In rendering this opinion, we have examined: (i) the Certificate of Incorporation and By-laws of the Company, each as presently in effect and included as Exhibits 3(i) and (ii), respectively, to the Registration Statement; (ii) resolutions of the Company’s Board of Directors authorizing the issuance of the Notes, the Warrants, the Placement Agent Warrants, the Notes Shares, the Warrant Shares and the Placement Agent Warrant Shares; (iii) the Registration Statement; (iv) the form of the Notes, (v) the form of the Warrants and the Placement Agent Warrants, and (vi) such statutory provisions, certificates and other documents as we have deemed appropriate or necessary as a basis for the opinions hereinafter expressed. We have also examined such other documents and considered such legal matters as we have deemed necessary and relevant as the basis for the opinion set forth below.

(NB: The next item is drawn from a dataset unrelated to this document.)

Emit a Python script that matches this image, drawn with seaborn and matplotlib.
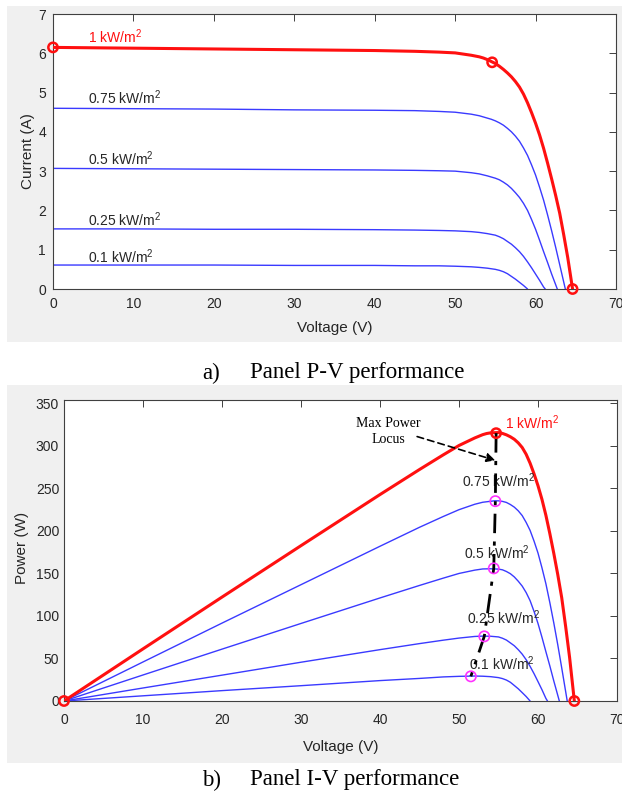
import numpy as np
import pandas as pd
import matplotlib
matplotlib.use("Agg")
import matplotlib.pyplot as plt
from matplotlib.patches import Rectangle
import seaborn as sns

# ---------------- data ----------------
labels = ["1 kW/m$^2$", "0.75 kW/m$^2$", "0.5 kW/m$^2$", "0.25 kW/m$^2$", "0.1 kW/m$^2$"]

v_1000 = [0, 10, 20, 30, 40, 45, 48, 50, 52, 53, 53.5, 54, 54.5, 55, 55.5, 56, 56.5, 57, 57.5,
          58, 58.5, 59, 59.5, 60, 60.5, 61, 61.5, 62, 62.5, 63, 63.5, 64, 64.6]
i_1000 = [6.15, 6.13, 6.11, 6.09, 6.07, 6.05, 6.03, 6.01, 5.95, 5.91, 5.88, 5.84, 5.79, 5.74,
          5.67, 5.59, 5.50, 5.40, 5.28, 5.14, 4.96, 4.74, 4.49, 4.22, 3.92, 3.58, 3.20, 2.80,
          2.38, 1.93, 1.38, 0.80, 0.0]

v_750 = [0, 10, 20, 30, 40, 45, 48, 50, 52, 53, 54, 54.5, 55, 55.5, 56, 56.5, 57, 57.5, 58,
         58.5, 59, 59.5, 60, 60.5, 61, 61.5, 62, 62.5, 63, 63.7]
i_750 = [4.60, 4.59, 4.58, 4.56, 4.55, 4.54, 4.52, 4.50, 4.45, 4.41, 4.35, 4.32, 4.28, 4.23,
         4.17, 4.09, 4.00, 3.89, 3.76, 3.59, 3.40, 3.16, 2.90, 2.59, 2.26, 1.88, 1.48, 1.06,
         0.62, 0.0]

v_500 = [0, 10, 20, 30, 40, 45, 48, 50, 52, 53, 54, 55, 55.5, 56, 56.5, 57, 57.5, 58, 58.5,
         59, 59.5, 60, 60.5, 61, 61.5, 62, 62.7]
i_500 = [3.07, 3.06, 3.05, 3.04, 3.03, 3.02, 3.01, 3.00, 2.96, 2.93, 2.88, 2.82, 2.78, 2.72,
         2.65, 2.56, 2.45, 2.33, 2.18, 2.00, 1.77, 1.52, 1.24, 0.95, 0.67, 0.38, 0.0]

v_250 = [0, 10, 20, 30, 40, 45, 48, 50, 52, 53, 54, 55, 55.5, 56, 56.5, 57, 57.5, 58, 58.5,
         59, 59.5, 60, 60.5, 61, 61.2]
i_250 = [1.53, 1.53, 1.52, 1.52, 1.51, 1.50, 1.49, 1.48, 1.46, 1.44, 1.41, 1.37, 1.33, 1.28,
         1.21, 1.14, 1.05, 0.95, 0.83, 0.69, 0.54, 0.38, 0.22, 0.05, 0.0]

v_100 = [0, 10, 20, 30, 40, 45, 48, 50, 52, 53, 54, 55, 55.5, 56, 56.5, 57, 57.5, 58, 58.5, 59.0]
i_100 = [0.61, 0.61, 0.61, 0.60, 0.60, 0.59, 0.59, 0.58, 0.565, 0.55, 0.53, 0.50, 0.475, 0.44,
         0.39, 0.32, 0.25, 0.17, 0.09, 0.0]

# key points of the 1 kW/m2 I-V curve (Isc, MPP, Voc)
iv_key_v = [0, 54.6, 64.6]
iv_key_i = [6.15, 5.77, 0.0]

# maximum power points (1, 0.75, 0.5, 0.25, 0.1 kW/m2)
mpp_v = [54.7, 54.6, 54.4, 53.2, 51.5]
mpp_p = [315, 235, 156, 76, 29]

# red key points of the 1 kW/m2 P-V curve
pv_key_v = [0, 54.7, 64.6]
pv_key_p = [0, 315, 0]

# label anchors
iv_label_v = [4.3, 4.3, 4.3, 4.3, 4.3]
iv_label_i = [6.42, 4.86, 3.31, 1.76, 0.82]
pv_label_v = [55.8, 50.4, 50.6, 51.0, 51.3]
pv_label_p = [327, 259, 175, 98, 44]

locus_text_xy = (41.1, 317)
arrow_from = (44.7, 311)
arrow_to = (54.6, 283)

curves_v = [v_1000, v_750, v_500, v_250, v_100]
curves_i = [i_1000, i_750, i_500, i_250, i_100]

# ---------------- style ----------------
sns.set_style("white")
plt.rcParams["font.family"] = ["Liberation Sans", "DejaVu Sans"]
plt.rcParams["mathtext.default"] = "regular"

RED = "#ff1010"
BLUE = "#3a3aff"
AX = "#404040"
TXT = "#262626"
GRAY = "#f0f0f0"

W, H = 622, 793
fig = plt.figure(figsize=(W / 100, H / 100), dpi=100)
fig.patch.set_facecolor("white")

# gray MATLAB figure backgrounds
fig.patches.append(Rectangle((7 / W, 1 - 342 / H), 615 / W, 336 / H, transform=fig.transFigure,
                             facecolor=GRAY, edgecolor="none", zorder=-10))
fig.patches.append(Rectangle((7 / W, 1 - 763 / H), 615 / W, 378 / H, transform=fig.transFigure,
                             facecolor=GRAY, edgecolor="none", zorder=-10))

ax1 = fig.add_axes([53 / W, 1 - 289 / H, (616 - 53) / W, (289 - 14) / H])
ax2 = fig.add_axes([64 / W, 1 - 701 / H, (617 - 64) / W, (701 - 400) / H])


def style_axes(ax, xpad, ypad):
    ax.set_facecolor("white")
    for s in ax.spines.values():
        s.set_color(AX)
        s.set_linewidth(0.8)
        s.set_visible(True)
    ax.tick_params(direction="in", top=True, right=True, length=5, width=0.7,
                   colors=AX, labelcolor=TXT, labelsize=10)
    ax.tick_params(axis="x", pad=xpad)
    ax.tick_params(axis="y", pad=ypad)


# ---------------- panel a: I-V ----------------
for k, (v, i) in enumerate(zip(curves_v, curves_i)):
    df = pd.DataFrame({"V": v, "I": i})
    sns.lineplot(data=df, x="V", y="I", ax=ax1, estimator=None, sort=False,
                 color=RED if k == 0 else BLUE, linewidth=2.2 if k == 0 else 1.0,
                 zorder=3 if k == 0 else 2)
    ax1.text(iv_label_v[k], iv_label_i[k], labels[k], fontsize=10, ha="left", va="center",
             color=RED if k == 0 else TXT)

sns.scatterplot(x=iv_key_v, y=iv_key_i, ax=ax1, marker="o", s=45, facecolors="none",
                edgecolor=RED, linewidth=1.8, zorder=5, clip_on=False)

ax1.set_xlim(0, 70)
ax1.set_ylim(0, 7)
ax1.set_xticks(range(0, 71, 10))
ax1.set_yticks(range(0, 8))
style_axes(ax1, 6, 5)
ax1.set_xlabel("Voltage (V)", fontsize=11, color=TXT, va="center")
ax1.set_ylabel("Current (A)", fontsize=11, color=TXT, va="center")
ax1.xaxis.set_label_coords(0.5, -0.142)
ax1.yaxis.set_label_coords(-0.044, 0.5)

# ---------------- panel b: P-V ----------------
for k, (v, i) in enumerate(zip(curves_v, curves_i)):
    p = [vv * ii for vv, ii in zip(v, i)]
    df = pd.DataFrame({"V": v, "P": p})
    sns.lineplot(data=df, x="V", y="P", ax=ax2, estimator=None, sort=False,
                 color=RED if k == 0 else BLUE, linewidth=2.2 if k == 0 else 1.0,
                 zorder=3 if k == 0 else 2)
    ax2.text(pv_label_v[k], pv_label_p[k], labels[k], fontsize=10, ha="left", va="center",
             color=RED if k == 0 else TXT, zorder=4)

# maximum power locus
sns.lineplot(x=mpp_v, y=mpp_p, ax=ax2, estimator=None, sort=False, color="black",
             linewidth=2.0, linestyle=(0, (7, 3, 1.5, 3)), zorder=6)

sns.scatterplot(x=mpp_v[1:], y=mpp_p[1:], ax=ax2, marker="o", s=55, facecolors="none",
                edgecolor="#ff33ff", linewidth=1.2, zorder=7, clip_on=False)
sns.scatterplot(x=pv_key_v, y=pv_key_p, ax=ax2, marker="o", s=45, facecolors="none",
                edgecolor=RED, linewidth=1.8, zorder=7, clip_on=False)

ax2.text(locus_text_xy[0], locus_text_xy[1], "Max Power\nLocus", family="Liberation Serif",
         fontsize=10, ha="center", va="center", linespacing=1.35, color="black")
ax2.annotate("", xy=arrow_to, xytext=arrow_from,
             arrowprops=dict(arrowstyle="-|>", linestyle=(0, (4, 2.5)), color="black",
                             lw=1.2, mutation_scale=13, shrinkA=0, shrinkB=0))

ax2.set_xlim(0, 70)
ax2.set_ylim(0, 354)
ax2.set_xticks(range(0, 71, 10))
ax2.set_yticks(range(0, 351, 50))
style_axes(ax2, 9, 3.5)
ax2.set_xlabel("Voltage (V)", fontsize=11, color=TXT, va="center")
ax2.set_ylabel("Power (W)", fontsize=11, color=TXT, va="center")
ax2.xaxis.set_label_coords(0.5, -0.153)
ax2.yaxis.set_label_coords(-0.076, 0.508)

# ---------------- captions ----------------
cap = dict(family="Liberation Serif", fontsize=16.5, color="black", va="center", ha="left")
fig.text(202 / W, 1 - 373 / H, "a)", **cap)
fig.text(250 / W, 1 - 373 / H, "Panel P-V performance", **cap)
fig.text(202 / W, 1 - 780 / H, "b)", **cap)
fig.text(250 / W, 1 - 780 / H, "Panel I-V performance", **cap)

fig.savefig("out.png", dpi=100, facecolor="white")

With respect to such examination, we have assumed the genuineness of all signatures, the authenticity of all documents submitted to us as originals, the conformity to original documents of all documents submitted to us as reproduced or certified copies, and the authenticity of the originals of those latter documents.

 

Based upon the foregoing and in reliance thereon, subject to the limitations, assumptions and qualifications set forth herein, we are of the opinion that (i) the Note Shares, when issued by the Company upon conversion of the Notes in accordance with the terms of such Notes, will have been duly authorized, validly issued, fully paid and nonassessable, and (ii) the Warrant Shares and the Placement Agent Warrant Shares, when issued by the Company upon the exercise of the Warrants and the Placement Agent Warrants in accordance with the terms of such respective warrants, will have been duly authorized, validly issued, fully paid and nonassessable.

 

 
 

 

This opinion is limited to the Federal law of the United States and the General Corporation Law of the State of Delaware, and we express no opinion as to the laws of any other jurisdiction. This opinion is rendered pursuant to Item 601(b)(5)(i) of Regulation S-K under the Act. The opinions expressed in this opinion letter are as of the date of this opinion letter only and as to laws covered hereby only as they are in effect on that date, and we assume no obligation to update or supplement such opinions to reflect any facts or circumstances that may come to our attention after that date or any changes in law that may occur or become effective after that date. The opinions herein are limited to the matters expressly set forth in this opinion letter, and no opinion or representation is given or may be inferred beyond the opinions expressly set forth in this opinion letter.

 

We hereby consent to the filing of this opinion as an exhibit to the Registration Statement and to the reference made to this firm in the Registration Statement under the heading “Legal Matters” in the prospectus contained in the Registration Statement. In giving this consent, we do not thereby admit that we are within the category of persons whose consent is required under Section 7 of the Securities Act or the rules and regulations of the Securities and Exchange Commission promulgated thereunder.